Some historians have caught the open classroom/peer review of teaching bug already. See, for examples, the World History and Age of Reform course portfolios posted by Amy Burnett of the University of Nebraska on the Peer Review of Teaching project website. Or Christopher E. Mauriello’s Transnational History of the 1960s at Salem State University. The American Historical Association posted one by me that I produced in 1999 (hence the frames…frames were cool in 1999) and another by Bill Cutler at Temple University several years ago, but to date there is no central clearing house for examples of course portfolios in history. Would that there were…

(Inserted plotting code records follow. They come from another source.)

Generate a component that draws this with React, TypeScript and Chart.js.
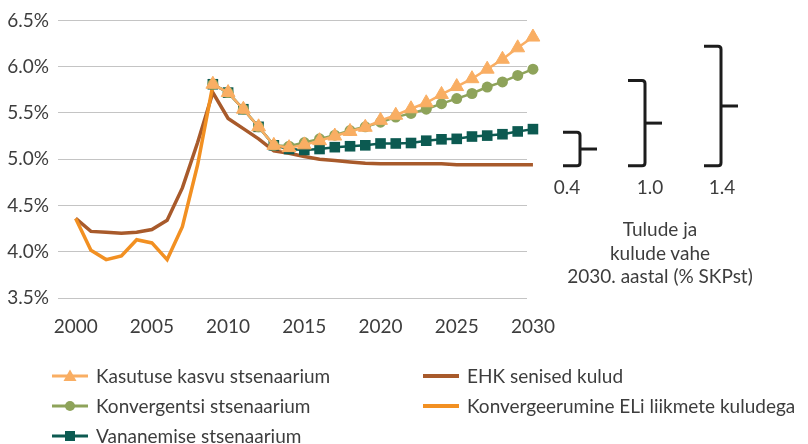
import React, { useEffect, useRef } from 'react';
import { Chart, registerables } from 'chart.js';

Chart.register(...registerables);

const years = [
  2000, 2001, 2002, 2003, 2004, 2005, 2006, 2007, 2008, 2009,
  2010, 2011, 2012, 2013, 2014, 2015, 2016, 2017, 2018, 2019,
  2020, 2021, 2022, 2023, 2024, 2025, 2026, 2027, 2028, 2029, 2030,
];
const xTickYears = [2000, 2005, 2010, 2015, 2020, 2025, 2030];

const kasutuseKasvu = [
  null, null, null, null, null, null, null, null, null,
  5.81, 5.72, 5.54, 5.35, 5.15, 5.125, 5.155, 5.2, 5.25, 5.3, 5.345,
  5.42, 5.475, 5.545, 5.61, 5.7, 5.785, 5.87, 5.973, 6.08, 6.204, 6.32,
];
const konvergentsi = [
  null, null, null, null, null, null, null, null, null,
  5.81, 5.72, 5.54, 5.35, 5.15, 5.14, 5.18, 5.22, 5.26, 5.31, 5.35,
  5.4, 5.455, 5.495, 5.54, 5.6, 5.655, 5.71, 5.78, 5.835, 5.905, 5.973,
];
const vananemise = [
  null, null, null, null, null, null, null, null, null,
  5.81, 5.72, 5.54, 5.35, 5.15, 5.11, 5.1, 5.11, 5.13, 5.14, 5.15,
  5.17, 5.17, 5.175, 5.2, 5.215, 5.22, 5.245, 5.255, 5.27, 5.3, 5.325,
];
const ehkSenisedKulud = [
  4.36, 4.22, 4.21, 4.2, 4.21, 4.24, 4.34, 4.69, 5.18, 5.72,
  5.44, 5.33, 5.22, 5.09, 5.065, 5.03, 5.0, 4.985, 4.97, 4.955,
  4.95, 4.95, 4.95, 4.95, 4.95, 4.94, 4.94, 4.94, 4.94, 4.94, 4.94,
];
const konvergeerumineEL = [
  4.36, 4.015, 3.915, 3.955, 4.13, 4.095, 3.915, 4.27, 4.94, 5.8,
  null, null, null, null, null, null, null, null, null, null,
  null, null, null, null, null, null, null, null, null, null, null,
];

// gap annotation (Tulude ja kulude vahe 2030)
const gapLabels = ['0.4', '1.0', '1.4'];
const gapBracketBase = 4.93;
const gapBracketTops = [5.29, 5.85, 6.22];

const TEXT = '#3d3d3d';
const FONT = 'Lato, "Open Sans", sans-serif';

const C_KASUTUS = '#F9AE63';
const C_KONV = '#8EA35A';
const C_VANA = '#0C5A51';
const C_EHK = '#A85A2B';
const C_EL = '#F29022';

const toXY = (arr: (number | null)[]) => years.map((x, i) => ({ x, y: arr[i] }));

const bracketPlugin = {
  id: 'gapBrackets',
  afterDraw(chart: any) {
    const { ctx, chartArea, scales } = chart;
    const y = scales.y;
    const offsets = [53, 118, 194];
    ctx.save();
    ctx.strokeStyle = '#1c1c1c';
    ctx.lineWidth = 3;
    ctx.lineJoin = 'round';
    ctx.lineCap = 'butt';
    gapBracketTops.forEach((top, i) => {
      const yt = y.getPixelForValue(top);
      const yb = y.getPixelForValue(gapBracketBase);
      const xv = chartArea.right + offsets[i];
      const xl = xv - 17;
      const xr = xv + 17;
      const ym = (yt + yb) / 2;
      const r = 3;
      ctx.beginPath();
      ctx.moveTo(xl, yt);
      ctx.lineTo(xv - r, yt);
      ctx.quadraticCurveTo(xv, yt, xv, yt + r);
      ctx.lineTo(xv, yb - r);
      ctx.quadraticCurveTo(xv, yb, xv - r, yb);
      ctx.lineTo(xl, yb);
      ctx.stroke();
      ctx.beginPath();
      ctx.moveTo(xv, ym);
      ctx.lineTo(xr, ym);
      ctx.stroke();
    });
    ctx.restore();
  },
};

function LegendMarker({ color, kind }: { color: string; kind: string }) {
  return (
    <svg width={40} height={16} style={{ position: 'absolute', left: 0, top: -8 }}>
      <line x1={2} y1={8} x2={38} y2={8} stroke={color} strokeWidth={kind === 'line' ? 4 : 3} />
      {kind === 'triangle' && <polygon points="20,1.5 26.5,13 13.5,13" fill={color} />}
      {kind === 'circle' && <circle cx={20} cy={8} r={5} fill={color} />}
      {kind === 'rect' && <rect x={15} y={3} width={10} height={10} fill={color} />}
    </svg>
  );
}

const legendItems = [
  { label: 'Kasutuse kasvu stsenaarium', color: C_KASUTUS, kind: 'triangle', x: 50, y: 376 },
  { label: 'Konvergentsi stsenaarium', color: C_KONV, kind: 'circle', x: 50, y: 406 },
  { label: 'Vananemise stsenaarium', color: C_VANA, kind: 'rect', x: 50, y: 436 },
  { label: 'EHK senised kulud', color: C_EHK, kind: 'line', x: 421, y: 376 },
  { label: 'Konvergeerumine ELi liikmete kuludega', color: C_EL, kind: 'line', x: 421, y: 406 },
];

export default function App() {
  const canvasRef = useRef<HTMLCanvasElement | null>(null);

  useEffect(() => {
    const canvas = canvasRef.current;
    if (!canvas) return;
    const tickFont = { family: FONT, size: 19 };
    const chart = new Chart(canvas, {
      type: 'line',
      data: {
        datasets: [
          {
            label: 'Kasutuse kasvu stsenaarium',
            data: toXY(kasutuseKasvu),
            borderColor: C_KASUTUS,
            backgroundColor: C_KASUTUS,
            borderWidth: 2.5,
            pointStyle: 'triangle',
            pointRadius: 8,
            pointHoverRadius: 10,
            pointBorderWidth: 1,
            pointBackgroundColor: C_KASUTUS,
            pointBorderColor: C_KASUTUS,
            tension: 0,
            clip: false,
          },
          {
            label: 'Konvergentsi stsenaarium',
            data: toXY(konvergentsi),
            borderColor: C_KONV,
            backgroundColor: C_KONV,
            borderWidth: 2.5,
            pointStyle: 'circle',
            pointRadius: 5.5,
            pointHoverRadius: 10,
            pointBorderWidth: 0,
            pointBackgroundColor: C_KONV,
            tension: 0,
            clip: false,
          },
          {
            label: 'Vananemise stsenaarium',
            data: toXY(vananemise),
            borderColor: C_VANA,
            backgroundColor: C_VANA,
            borderWidth: 2.5,
            pointStyle: 'rect',
            pointRadius: 7.5,
            pointHoverRadius: 10,
            pointBorderWidth: 0,
            pointBackgroundColor: C_VANA,
            tension: 0,
            clip: false,
          },
          {
            label: 'Konvergeerumine ELi liikmete kuludega',
            data: toXY(konvergeerumineEL),
            borderColor: C_EL,
            backgroundColor: C_EL,
            borderWidth: 3.5,
            pointRadius: 0,
            pointHoverRadius: 0,
            tension: 0,
            clip: false,
          },
          {
            label: 'EHK senised kulud',
            data: toXY(ehkSenisedKulud),
            borderColor: C_EHK,
            backgroundColor: C_EHK,
            borderWidth: 3.5,
            pointRadius: 0,
            pointHoverRadius: 0,
            tension: 0,
            clip: false,
          },
        ],
      },
      options: {
        animation: false,
        responsive: false,
        devicePixelRatio: 1,
        events: [],
        layout: { padding: { top: 17, right: 281, bottom: 0, left: 0 } },
        plugins: {
          legend: { display: false },
          tooltip: { enabled: false },
        },
        scales: {
          x: {
            type: 'linear',
            min: 1998.84,
            max: 2029.61,
            grid: { display: false, drawTicks: false },
            border: { display: false },
            afterBuildTicks: (s: any) => {
              s.ticks = xTickYears.map((v) => ({ value: v }));
            },
            afterFit: (s: any) => {
              s.height = 146;
            },
            ticks: {
              padding: 17,
              autoSkip: false,
              maxRotation: 0,
              font: tickFont,
              color: TEXT,
              callback: (v: any) => String(v),
            },
          },
          y: {
            min: 3.5,
            max: 6.5,
            afterFit: (s: any) => {
              s.width = 58;
            },
            grid: { color: '#c4c4c4', lineWidth: 1, drawTicks: false },
            border: { display: false },
            ticks: {
              stepSize: 0.5,
              padding: 9,
              font: tickFont,
              color: TEXT,
              callback: (v: any) => Number(v).toFixed(1) + '%',
            },
          },
        },
      },
      plugins: [bracketPlugin],
    } as any);
    return () => chart.destroy();
  }, []);

  const textStyle: React.CSSProperties = {
    position: 'absolute',
    fontFamily: FONT,
    fontSize: 19,
    color: TEXT,
    whiteSpace: 'nowrap',
    lineHeight: '22px',
  };

  return (
    <div style={{ position: 'absolute', left: 0, top: 0, width: 808, height: 444, background: '#fff', overflow: 'hidden' }}>
      <canvas ref={canvasRef} width={808} height={444} style={{ position: 'absolute', left: 0, top: 0, width: 808, height: 444 }} />
      {gapLabels.map((g, i) => (
        <div key={g} style={{ ...textStyle, left: [567, 650, 722][i], top: 187, transform: 'translate(-50%, -50%)' }}>
          {g}
        </div>
      ))}
      <div style={{ ...textStyle, left: 660, top: 252, transform: 'translate(-50%, -50%)', textAlign: 'center', lineHeight: '23.5px' }}>
        Tulude ja<br />kulude vahe<br />2030. aastal (% SKPst)
      </div>
      {legendItems.map((it) => (
        <div key={it.label} style={{ position: 'absolute', left: it.x, top: it.y, height: 0 }}>
          <LegendMarker color={it.color} kind={it.kind} />
          <div style={{ ...textStyle, left: 46, top: -11 }}>{it.label}</div>
        </div>
      ))}
    </div>
  );
}
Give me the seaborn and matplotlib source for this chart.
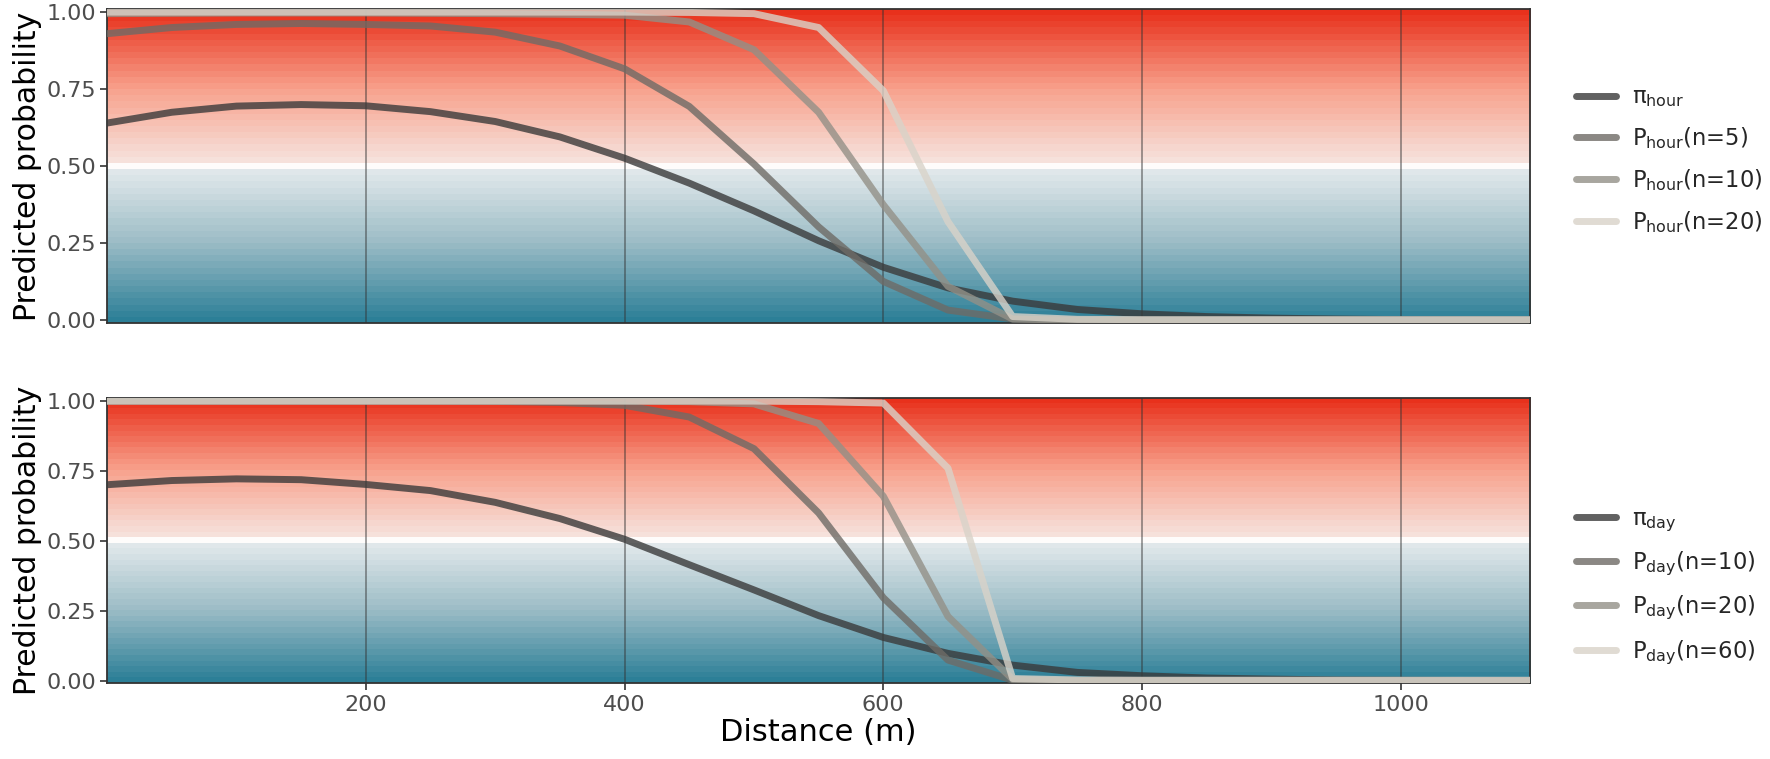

Following the publication of my portfolio on the AHA website (which is currently down because their webserver is in South Florida and got whacked by Hurricane Wilma), I wrote a piece for Perspectives on transparency in teaching. The responses I received to this article were fairly evenly divided between those who congratulated me on opening up my classroom and those who chastised me for doing so. The chastisers’ complaints largely focused on what they saw as a bad precedent being set by my willingness to ask for substantive and open peer review of my teaching. These complaints are, it seems to me, an indicator of how far we have to go before we can really expect the kind of peer review of teaching that we demand of our scholarship of discovery.